| Task goal |
Omit the pictures, then write out every entry exactly as it reads.

| Input |

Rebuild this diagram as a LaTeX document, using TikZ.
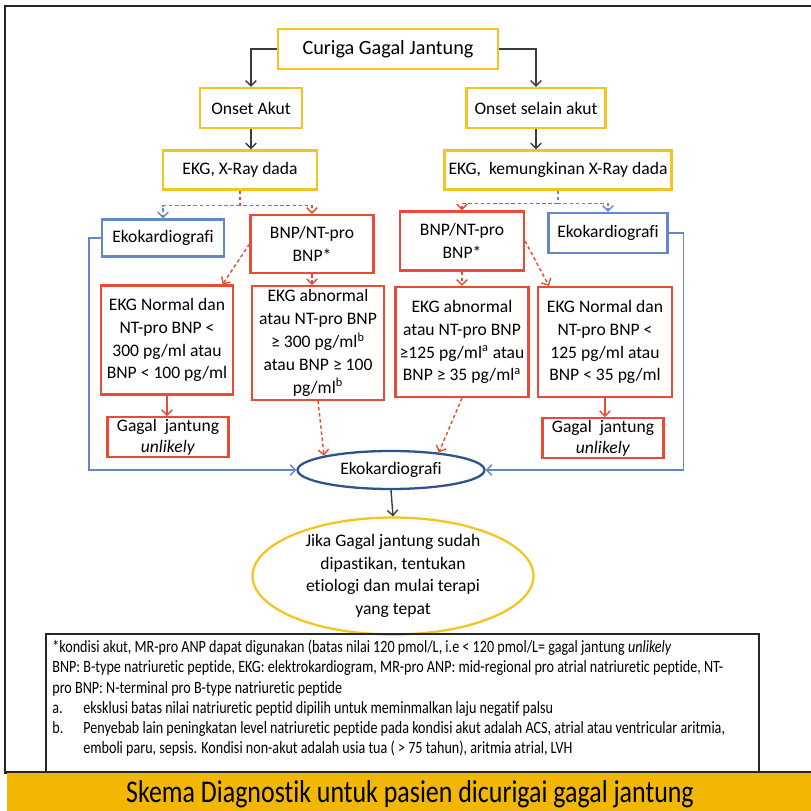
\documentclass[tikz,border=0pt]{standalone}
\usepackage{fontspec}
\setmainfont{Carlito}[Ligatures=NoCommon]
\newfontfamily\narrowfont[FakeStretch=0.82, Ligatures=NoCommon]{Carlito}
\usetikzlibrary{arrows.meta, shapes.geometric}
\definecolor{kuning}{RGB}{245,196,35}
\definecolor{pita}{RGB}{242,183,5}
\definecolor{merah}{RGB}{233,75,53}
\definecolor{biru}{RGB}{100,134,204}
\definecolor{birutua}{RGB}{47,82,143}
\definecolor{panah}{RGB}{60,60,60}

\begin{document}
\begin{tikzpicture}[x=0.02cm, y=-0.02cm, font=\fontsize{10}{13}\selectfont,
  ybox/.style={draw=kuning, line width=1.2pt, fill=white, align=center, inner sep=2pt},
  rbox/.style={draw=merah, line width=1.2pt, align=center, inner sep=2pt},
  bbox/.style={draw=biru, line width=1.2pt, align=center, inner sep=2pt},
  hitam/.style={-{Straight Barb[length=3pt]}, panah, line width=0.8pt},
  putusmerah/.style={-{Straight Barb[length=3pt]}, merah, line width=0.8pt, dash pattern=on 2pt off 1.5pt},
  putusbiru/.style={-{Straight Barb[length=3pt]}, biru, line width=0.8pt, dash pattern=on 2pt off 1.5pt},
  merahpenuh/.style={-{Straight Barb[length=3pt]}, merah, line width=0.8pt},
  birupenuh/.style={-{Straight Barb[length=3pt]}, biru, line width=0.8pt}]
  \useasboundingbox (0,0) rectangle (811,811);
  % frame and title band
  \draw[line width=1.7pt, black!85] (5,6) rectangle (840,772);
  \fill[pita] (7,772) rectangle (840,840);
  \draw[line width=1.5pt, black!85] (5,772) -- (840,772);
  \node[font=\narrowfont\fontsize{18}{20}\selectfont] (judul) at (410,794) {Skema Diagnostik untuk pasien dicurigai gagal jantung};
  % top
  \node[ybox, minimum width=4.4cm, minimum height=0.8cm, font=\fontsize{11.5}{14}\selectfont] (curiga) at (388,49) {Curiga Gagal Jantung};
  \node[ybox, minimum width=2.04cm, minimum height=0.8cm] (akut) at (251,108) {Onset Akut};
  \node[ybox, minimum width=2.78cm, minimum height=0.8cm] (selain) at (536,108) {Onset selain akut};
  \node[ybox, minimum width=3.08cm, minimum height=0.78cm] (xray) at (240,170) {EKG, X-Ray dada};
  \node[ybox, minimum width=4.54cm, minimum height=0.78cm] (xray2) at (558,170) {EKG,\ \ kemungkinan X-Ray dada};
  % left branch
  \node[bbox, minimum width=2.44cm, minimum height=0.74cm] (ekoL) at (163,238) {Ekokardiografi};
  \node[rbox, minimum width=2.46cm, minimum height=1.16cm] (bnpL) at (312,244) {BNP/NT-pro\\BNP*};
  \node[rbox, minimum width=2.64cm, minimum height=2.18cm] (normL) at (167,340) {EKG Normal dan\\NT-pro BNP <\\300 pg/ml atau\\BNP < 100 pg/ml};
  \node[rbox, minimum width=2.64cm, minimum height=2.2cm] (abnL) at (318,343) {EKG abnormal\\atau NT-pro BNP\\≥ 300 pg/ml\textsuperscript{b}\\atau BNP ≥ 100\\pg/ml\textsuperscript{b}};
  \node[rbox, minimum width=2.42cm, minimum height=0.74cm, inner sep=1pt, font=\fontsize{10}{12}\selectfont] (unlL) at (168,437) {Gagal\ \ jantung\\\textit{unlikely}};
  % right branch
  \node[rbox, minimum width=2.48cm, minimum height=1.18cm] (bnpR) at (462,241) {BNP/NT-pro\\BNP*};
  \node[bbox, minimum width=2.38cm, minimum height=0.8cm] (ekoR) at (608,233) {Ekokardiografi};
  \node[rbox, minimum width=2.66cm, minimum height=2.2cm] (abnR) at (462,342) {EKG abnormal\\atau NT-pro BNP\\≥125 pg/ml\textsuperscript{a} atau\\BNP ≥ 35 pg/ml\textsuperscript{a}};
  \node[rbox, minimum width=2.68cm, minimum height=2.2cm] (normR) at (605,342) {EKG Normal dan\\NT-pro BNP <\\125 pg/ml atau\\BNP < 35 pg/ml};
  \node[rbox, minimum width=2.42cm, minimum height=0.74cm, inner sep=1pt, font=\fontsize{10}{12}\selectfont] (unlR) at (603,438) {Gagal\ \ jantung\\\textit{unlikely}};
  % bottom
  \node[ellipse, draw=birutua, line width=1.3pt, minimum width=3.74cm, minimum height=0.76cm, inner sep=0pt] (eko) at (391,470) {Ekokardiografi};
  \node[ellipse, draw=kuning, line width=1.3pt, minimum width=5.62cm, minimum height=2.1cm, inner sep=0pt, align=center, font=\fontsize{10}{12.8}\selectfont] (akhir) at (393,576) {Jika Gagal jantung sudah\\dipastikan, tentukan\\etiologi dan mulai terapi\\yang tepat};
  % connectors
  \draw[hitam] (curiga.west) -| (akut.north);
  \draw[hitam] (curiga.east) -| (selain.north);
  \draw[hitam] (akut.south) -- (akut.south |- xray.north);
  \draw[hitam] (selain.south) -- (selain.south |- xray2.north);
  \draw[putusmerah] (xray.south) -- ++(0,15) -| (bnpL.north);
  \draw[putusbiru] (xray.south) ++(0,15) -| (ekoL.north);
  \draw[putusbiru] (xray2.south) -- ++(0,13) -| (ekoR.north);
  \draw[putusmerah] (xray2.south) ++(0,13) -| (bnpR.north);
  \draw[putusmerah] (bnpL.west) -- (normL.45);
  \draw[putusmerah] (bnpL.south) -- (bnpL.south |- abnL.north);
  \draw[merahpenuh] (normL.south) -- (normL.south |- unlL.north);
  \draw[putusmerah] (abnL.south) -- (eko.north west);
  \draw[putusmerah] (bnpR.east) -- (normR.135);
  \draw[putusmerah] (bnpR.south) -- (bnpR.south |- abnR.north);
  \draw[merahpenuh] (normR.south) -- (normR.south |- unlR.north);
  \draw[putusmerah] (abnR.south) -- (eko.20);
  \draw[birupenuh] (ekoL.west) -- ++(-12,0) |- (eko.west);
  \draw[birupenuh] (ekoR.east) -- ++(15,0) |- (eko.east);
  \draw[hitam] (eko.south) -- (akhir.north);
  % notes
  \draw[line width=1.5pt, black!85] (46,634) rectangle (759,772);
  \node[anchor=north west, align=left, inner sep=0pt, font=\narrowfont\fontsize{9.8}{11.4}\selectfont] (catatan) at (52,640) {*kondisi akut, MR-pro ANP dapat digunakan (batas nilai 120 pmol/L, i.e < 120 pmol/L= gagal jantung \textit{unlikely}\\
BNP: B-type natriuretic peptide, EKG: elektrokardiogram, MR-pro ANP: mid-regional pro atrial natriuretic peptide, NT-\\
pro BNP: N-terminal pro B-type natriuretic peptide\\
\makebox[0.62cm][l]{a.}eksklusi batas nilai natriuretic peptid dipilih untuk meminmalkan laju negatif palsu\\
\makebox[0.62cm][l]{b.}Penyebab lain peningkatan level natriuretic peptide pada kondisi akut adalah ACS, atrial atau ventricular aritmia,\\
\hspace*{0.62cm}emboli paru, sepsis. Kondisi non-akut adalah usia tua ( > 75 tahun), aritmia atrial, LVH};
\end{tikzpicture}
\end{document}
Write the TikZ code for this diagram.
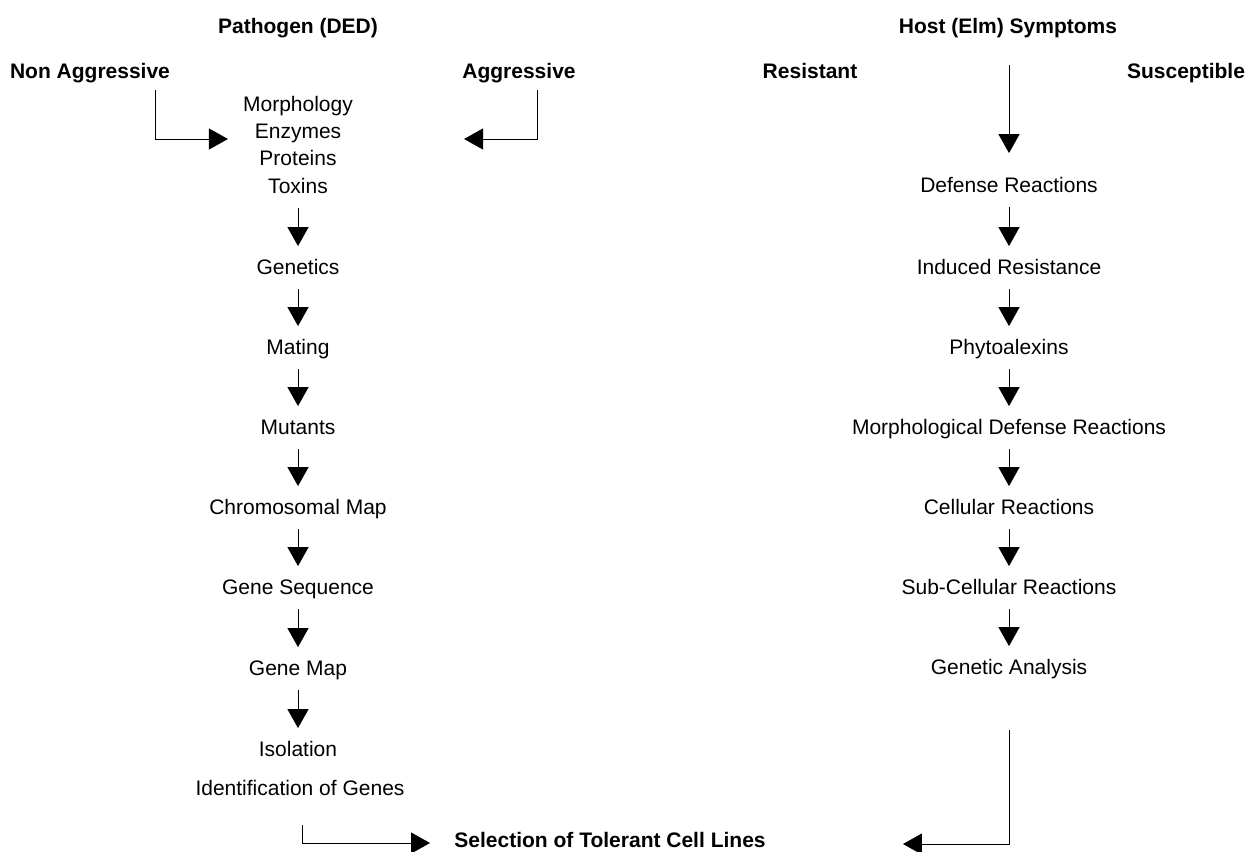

| Output for this exercise |
Rebuild this diagram as a LaTeX document, using TikZ.
\documentclass[tikz,border=0pt]{standalone}
\usepackage{fontspec}
\setmainfont{Carlito}[Ligatures=NoCommon]
\newfontfamily\narrowfont[FakeStretch=0.82, Ligatures=NoCommon]{Carlito}
\usetikzlibrary{arrows.meta, shapes.geometric}
\definecolor{kuning}{RGB}{245,196,35}
\definecolor{pita}{RGB}{242,183,5}
\definecolor{merah}{RGB}{233,75,53}
\definecolor{biru}{RGB}{100,134,204}
\definecolor{birutua}{RGB}{47,82,143}
\definecolor{panah}{RGB}{60,60,60}

\begin{document}
\begin{tikzpicture}[x=0.02cm, y=-0.02cm, font=\fontsize{10}{13}\selectfont,
  ybox/.style={draw=kuning, line width=1.2pt, fill=white, align=center, inner sep=2pt},
  rbox/.style={draw=merah, line width=1.2pt, align=center, inner sep=2pt},
  bbox/.style={draw=biru, line width=1.2pt, align=center, inner sep=2pt},
  hitam/.style={-{Straight Barb[length=3pt]}, panah, line width=0.8pt},
  putusmerah/.style={-{Straight Barb[length=3pt]}, merah, line width=0.8pt, dash pattern=on 2pt off 1.5pt},
  putusbiru/.style={-{Straight Barb[length=3pt]}, biru, line width=0.8pt, dash pattern=on 2pt off 1.5pt},
  merahpenuh/.style={-{Straight Barb[length=3pt]}, merah, line width=0.8pt},
  birupenuh/.style={-{Straight Barb[length=3pt]}, biru, line width=0.8pt}]
  \useasboundingbox (0,0) rectangle (811,811);
  % frame and title band
  \draw[line width=1.7pt, black!85] (5,6) rectangle (840,772);
  \fill[pita] (7,772) rectangle (840,840);
  \draw[line width=1.5pt, black!85] (5,772) -- (840,772);
  \node[font=\narrowfont\fontsize{18}{20}\selectfont] (judul) at (410,794) {Skema Diagnostik untuk pasien dicurigai gagal jantung};
  % top
  \node[ybox, minimum width=4.4cm, minimum height=0.8cm, font=\fontsize{11.5}{14}\selectfont] (curiga) at (388,49) {Curiga Gagal Jantung};
  \node[ybox, minimum width=2.04cm, minimum height=0.8cm] (akut) at (251,108) {Onset Akut};
  \node[ybox, minimum width=2.78cm, minimum height=0.8cm] (selain) at (536,108) {Onset selain akut};
  \node[ybox, minimum width=3.08cm, minimum height=0.78cm] (xray) at (240,170) {EKG, X-Ray dada};
  \node[ybox, minimum width=4.54cm, minimum height=0.78cm] (xray2) at (558,170) {EKG,\ \ kemungkinan X-Ray dada};
  % left branch
  \node[bbox, minimum width=2.44cm, minimum height=0.74cm] (ekoL) at (163,238) {Ekokardiografi};
  \node[rbox, minimum width=2.46cm, minimum height=1.16cm] (bnpL) at (312,244) {BNP/NT-pro\\BNP*};
  \node[rbox, minimum width=2.64cm, minimum height=2.18cm] (normL) at (167,340) {EKG Normal dan\\NT-pro BNP <\\300 pg/ml atau\\BNP < 100 pg/ml};
  \node[rbox, minimum width=2.64cm, minimum height=2.2cm] (abnL) at (318,343) {EKG abnormal\\atau NT-pro BNP\\≥ 300 pg/ml\textsuperscript{b}\\atau BNP ≥ 100\\pg/ml\textsuperscript{b}};
  \node[rbox, minimum width=2.42cm, minimum height=0.74cm, inner sep=1pt, font=\fontsize{10}{12}\selectfont] (unlL) at (168,437) {Gagal\ \ jantung\\\textit{unlikely}};
  % right branch
  \node[rbox, minimum width=2.48cm, minimum height=1.18cm] (bnpR) at (462,241) {BNP/NT-pro\\BNP*};
  \node[bbox, minimum width=2.38cm, minimum height=0.8cm] (ekoR) at (608,233) {Ekokardiografi};
  \node[rbox, minimum width=2.66cm, minimum height=2.2cm] (abnR) at (462,342) {EKG abnormal\\atau NT-pro BNP\\≥125 pg/ml\textsuperscript{a} atau\\BNP ≥ 35 pg/ml\textsuperscript{a}};
  \node[rbox, minimum width=2.68cm, minimum height=2.2cm] (normR) at (605,342) {EKG Normal dan\\NT-pro BNP <\\125 pg/ml atau\\BNP < 35 pg/ml};
  \node[rbox, minimum width=2.42cm, minimum height=0.74cm, inner sep=1pt, font=\fontsize{10}{12}\selectfont] (unlR) at (603,438) {Gagal\ \ jantung\\\textit{unlikely}};
  % bottom
  \node[ellipse, draw=birutua, line width=1.3pt, minimum width=3.74cm, minimum height=0.76cm, inner sep=0pt] (eko) at (391,470) {Ekokardiografi};
  \node[ellipse, draw=kuning, line width=1.3pt, minimum width=5.62cm, minimum height=2.1cm, inner sep=0pt, align=center, font=\fontsize{10}{12.8}\selectfont] (akhir) at (393,576) {Jika Gagal jantung sudah\\dipastikan, tentukan\\etiologi dan mulai terapi\\yang tepat};
  % connectors
  \draw[hitam] (curiga.west) -| (akut.north);
  \draw[hitam] (curiga.east) -| (selain.north);
  \draw[hitam] (akut.south) -- (akut.south |- xray.north);
  \draw[hitam] (selain.south) -- (selain.south |- xray2.north);
  \draw[putusmerah] (xray.south) -- ++(0,15) -| (bnpL.north);
  \draw[putusbiru] (xray.south) ++(0,15) -| (ekoL.north);
  \draw[putusbiru] (xray2.south) -- ++(0,13) -| (ekoR.north);
  \draw[putusmerah] (xray2.south) ++(0,13) -| (bnpR.north);
  \draw[putusmerah] (bnpL.west) -- (normL.45);
  \draw[putusmerah] (bnpL.south) -- (bnpL.south |- abnL.north);
  \draw[merahpenuh] (normL.south) -- (normL.south |- unlL.north);
  \draw[putusmerah] (abnL.south) -- (eko.north west);
  \draw[putusmerah] (bnpR.east) -- (normR.135);
  \draw[putusmerah] (bnpR.south) -- (bnpR.south |- abnR.north);
  \draw[merahpenuh] (normR.south) -- (normR.south |- unlR.north);
  \draw[putusmerah] (abnR.south) -- (eko.20);
  \draw[birupenuh] (ekoL.west) -- ++(-12,0) |- (eko.west);
  \draw[birupenuh] (ekoR.east) -- ++(15,0) |- (eko.east);
  \draw[hitam] (eko.south) -- (akhir.north);
  % notes
  \draw[line width=1.5pt, black!85] (46,634) rectangle (759,772);
  \node[anchor=north west, align=left, inner sep=0pt, font=\narrowfont\fontsize{9.8}{11.4}\selectfont] (catatan) at (52,640) {*kondisi akut, MR-pro ANP dapat digunakan (batas nilai 120 pmol/L, i.e < 120 pmol/L= gagal jantung \textit{unlikely}\\
BNP: B-type natriuretic peptide, EKG: elektrokardiogram, MR-pro ANP: mid-regional pro atrial natriuretic peptide, NT-\\
pro BNP: N-terminal pro B-type natriuretic peptide\\
\makebox[0.62cm][l]{a.}eksklusi batas nilai natriuretic peptid dipilih untuk meminmalkan laju negatif palsu\\
\makebox[0.62cm][l]{b.}Penyebab lain peningkatan level natriuretic peptide pada kondisi akut adalah ACS, atrial atau ventricular aritmia,\\
\hspace*{0.62cm}emboli paru, sepsis. Kondisi non-akut adalah usia tua ( > 75 tahun), aritmia atrial, LVH};
\end{tikzpicture}
\end{document}
Write the TikZ code for this diagram.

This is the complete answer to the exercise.